> _PROBLEM TO SOLVE_:
Your output is the lines from the first one to the one containing "const frames = d3.range(1000, 1201);", repeated exactly, with images left out.

> _DATASET EXCERPT_:
──────────────────────────────
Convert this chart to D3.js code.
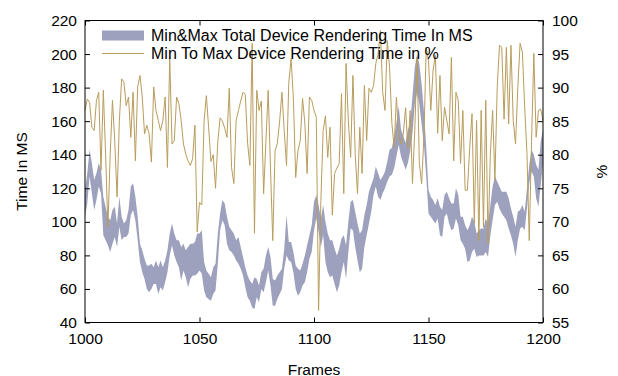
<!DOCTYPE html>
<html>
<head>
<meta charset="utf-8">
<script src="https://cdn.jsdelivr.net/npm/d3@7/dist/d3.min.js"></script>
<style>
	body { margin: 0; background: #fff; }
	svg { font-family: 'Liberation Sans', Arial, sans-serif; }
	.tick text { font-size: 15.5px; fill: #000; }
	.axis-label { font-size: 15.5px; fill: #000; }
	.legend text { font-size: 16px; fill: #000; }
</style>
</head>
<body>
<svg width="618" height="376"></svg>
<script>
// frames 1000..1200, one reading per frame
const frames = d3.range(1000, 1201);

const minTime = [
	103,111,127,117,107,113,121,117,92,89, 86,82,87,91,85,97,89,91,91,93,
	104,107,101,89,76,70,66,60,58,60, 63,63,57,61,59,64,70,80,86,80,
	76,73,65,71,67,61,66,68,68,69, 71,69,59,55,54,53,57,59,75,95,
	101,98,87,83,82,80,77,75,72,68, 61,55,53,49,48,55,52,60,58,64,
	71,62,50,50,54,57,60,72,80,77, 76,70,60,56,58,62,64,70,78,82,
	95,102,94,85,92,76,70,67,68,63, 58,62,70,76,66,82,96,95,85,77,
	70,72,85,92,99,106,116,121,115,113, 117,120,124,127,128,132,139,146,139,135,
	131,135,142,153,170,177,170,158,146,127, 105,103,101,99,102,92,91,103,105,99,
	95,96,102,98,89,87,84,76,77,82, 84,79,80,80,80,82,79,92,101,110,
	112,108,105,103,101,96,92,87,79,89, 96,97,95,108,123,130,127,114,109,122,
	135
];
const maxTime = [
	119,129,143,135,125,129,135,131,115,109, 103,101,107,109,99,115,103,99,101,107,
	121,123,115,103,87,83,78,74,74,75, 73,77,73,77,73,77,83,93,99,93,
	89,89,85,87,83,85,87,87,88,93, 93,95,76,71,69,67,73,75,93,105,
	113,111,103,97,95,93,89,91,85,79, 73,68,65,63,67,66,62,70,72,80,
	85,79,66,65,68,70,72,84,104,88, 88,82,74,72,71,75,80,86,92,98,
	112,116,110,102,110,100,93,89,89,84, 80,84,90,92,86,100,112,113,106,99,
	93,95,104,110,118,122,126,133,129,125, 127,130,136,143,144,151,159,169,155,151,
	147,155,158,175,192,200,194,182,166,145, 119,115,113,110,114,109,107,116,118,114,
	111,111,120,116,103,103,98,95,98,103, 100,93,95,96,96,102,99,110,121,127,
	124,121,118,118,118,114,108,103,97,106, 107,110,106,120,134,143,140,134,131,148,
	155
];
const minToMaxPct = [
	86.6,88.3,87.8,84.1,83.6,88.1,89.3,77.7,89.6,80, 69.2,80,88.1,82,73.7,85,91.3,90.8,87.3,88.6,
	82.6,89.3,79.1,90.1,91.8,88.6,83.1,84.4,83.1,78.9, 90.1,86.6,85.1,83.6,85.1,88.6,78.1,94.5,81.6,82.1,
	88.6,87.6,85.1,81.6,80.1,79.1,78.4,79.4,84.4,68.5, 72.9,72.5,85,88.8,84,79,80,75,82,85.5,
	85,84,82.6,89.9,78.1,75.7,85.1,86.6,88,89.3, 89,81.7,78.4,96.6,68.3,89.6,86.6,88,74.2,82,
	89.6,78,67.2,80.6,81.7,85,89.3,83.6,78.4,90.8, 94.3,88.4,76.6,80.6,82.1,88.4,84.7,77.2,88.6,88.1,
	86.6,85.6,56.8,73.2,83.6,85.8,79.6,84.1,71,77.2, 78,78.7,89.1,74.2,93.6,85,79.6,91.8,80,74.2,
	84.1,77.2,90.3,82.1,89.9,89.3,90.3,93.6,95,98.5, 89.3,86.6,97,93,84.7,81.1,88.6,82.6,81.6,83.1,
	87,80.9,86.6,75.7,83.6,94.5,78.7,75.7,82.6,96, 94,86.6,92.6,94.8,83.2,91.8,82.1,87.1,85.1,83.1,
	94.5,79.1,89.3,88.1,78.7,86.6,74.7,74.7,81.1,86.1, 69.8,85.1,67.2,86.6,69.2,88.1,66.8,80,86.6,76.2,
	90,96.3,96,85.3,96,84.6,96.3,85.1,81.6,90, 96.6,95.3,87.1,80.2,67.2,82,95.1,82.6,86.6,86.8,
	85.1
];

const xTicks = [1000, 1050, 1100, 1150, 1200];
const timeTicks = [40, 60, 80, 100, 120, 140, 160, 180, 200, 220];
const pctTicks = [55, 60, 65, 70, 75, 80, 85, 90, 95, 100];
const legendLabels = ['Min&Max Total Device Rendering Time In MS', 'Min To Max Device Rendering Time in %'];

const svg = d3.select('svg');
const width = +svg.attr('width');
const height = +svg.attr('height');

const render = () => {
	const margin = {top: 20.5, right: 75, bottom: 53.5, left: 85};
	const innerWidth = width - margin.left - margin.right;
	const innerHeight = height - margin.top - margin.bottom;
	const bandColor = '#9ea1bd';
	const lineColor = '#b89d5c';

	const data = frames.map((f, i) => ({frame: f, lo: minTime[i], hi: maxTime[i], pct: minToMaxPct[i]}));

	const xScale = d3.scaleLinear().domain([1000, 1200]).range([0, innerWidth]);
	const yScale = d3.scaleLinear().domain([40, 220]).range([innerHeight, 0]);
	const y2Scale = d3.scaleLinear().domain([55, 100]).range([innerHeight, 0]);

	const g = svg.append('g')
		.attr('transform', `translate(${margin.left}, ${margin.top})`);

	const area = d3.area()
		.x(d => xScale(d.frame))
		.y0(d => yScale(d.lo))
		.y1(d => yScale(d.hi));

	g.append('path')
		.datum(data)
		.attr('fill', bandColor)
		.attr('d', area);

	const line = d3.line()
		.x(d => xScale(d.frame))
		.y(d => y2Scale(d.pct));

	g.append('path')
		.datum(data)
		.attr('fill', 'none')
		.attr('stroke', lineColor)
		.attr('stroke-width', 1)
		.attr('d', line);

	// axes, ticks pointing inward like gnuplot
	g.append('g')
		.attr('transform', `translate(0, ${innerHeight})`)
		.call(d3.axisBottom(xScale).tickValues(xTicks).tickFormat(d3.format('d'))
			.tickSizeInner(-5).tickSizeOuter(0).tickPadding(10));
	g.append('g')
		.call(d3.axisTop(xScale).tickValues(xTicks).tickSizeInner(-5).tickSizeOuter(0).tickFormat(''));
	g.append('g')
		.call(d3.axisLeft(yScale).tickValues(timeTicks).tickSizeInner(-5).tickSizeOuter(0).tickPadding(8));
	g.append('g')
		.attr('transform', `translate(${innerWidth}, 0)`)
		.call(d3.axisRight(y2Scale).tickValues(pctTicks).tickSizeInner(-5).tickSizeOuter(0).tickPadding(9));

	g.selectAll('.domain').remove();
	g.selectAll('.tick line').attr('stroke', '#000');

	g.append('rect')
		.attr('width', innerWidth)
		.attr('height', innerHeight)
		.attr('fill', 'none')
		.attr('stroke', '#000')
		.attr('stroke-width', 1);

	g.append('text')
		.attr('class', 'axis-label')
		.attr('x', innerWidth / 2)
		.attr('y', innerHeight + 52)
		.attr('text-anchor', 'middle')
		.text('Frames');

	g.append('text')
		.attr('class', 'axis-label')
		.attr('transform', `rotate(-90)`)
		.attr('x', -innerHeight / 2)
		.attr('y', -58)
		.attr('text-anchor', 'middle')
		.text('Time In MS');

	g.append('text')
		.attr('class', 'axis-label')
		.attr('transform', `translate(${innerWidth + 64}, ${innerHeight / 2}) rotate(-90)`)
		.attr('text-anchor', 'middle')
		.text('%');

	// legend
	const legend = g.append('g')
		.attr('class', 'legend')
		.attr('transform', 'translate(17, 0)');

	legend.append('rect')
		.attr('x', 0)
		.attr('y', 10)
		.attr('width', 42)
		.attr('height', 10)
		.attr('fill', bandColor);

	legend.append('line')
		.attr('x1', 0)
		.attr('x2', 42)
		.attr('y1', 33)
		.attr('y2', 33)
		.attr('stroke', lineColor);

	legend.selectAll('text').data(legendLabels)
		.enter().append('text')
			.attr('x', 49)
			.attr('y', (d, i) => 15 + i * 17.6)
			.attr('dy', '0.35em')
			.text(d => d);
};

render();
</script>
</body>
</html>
──────────────────────────────
> _EXPECTED ANSWER_:
Convert this chart to D3.js code.
<!DOCTYPE html>
<html>
<head>
<meta charset="utf-8">
<script src="https://cdn.jsdelivr.net/npm/d3@7/dist/d3.min.js"></script>
<style>
	body { margin: 0; background: #fff; }
	svg { font-family: 'Liberation Sans', Arial, sans-serif; }
	.tick text { font-size: 15.5px; fill: #000; }
	.axis-label { font-size: 15.5px; fill: #000; }
	.legend text { font-size: 16px; fill: #000; }
</style>
</head>
<body>
<svg width="618" height="376"></svg>
<script>
// frames 1000..1200, one reading per frame
const frames = d3.range(1000, 1201);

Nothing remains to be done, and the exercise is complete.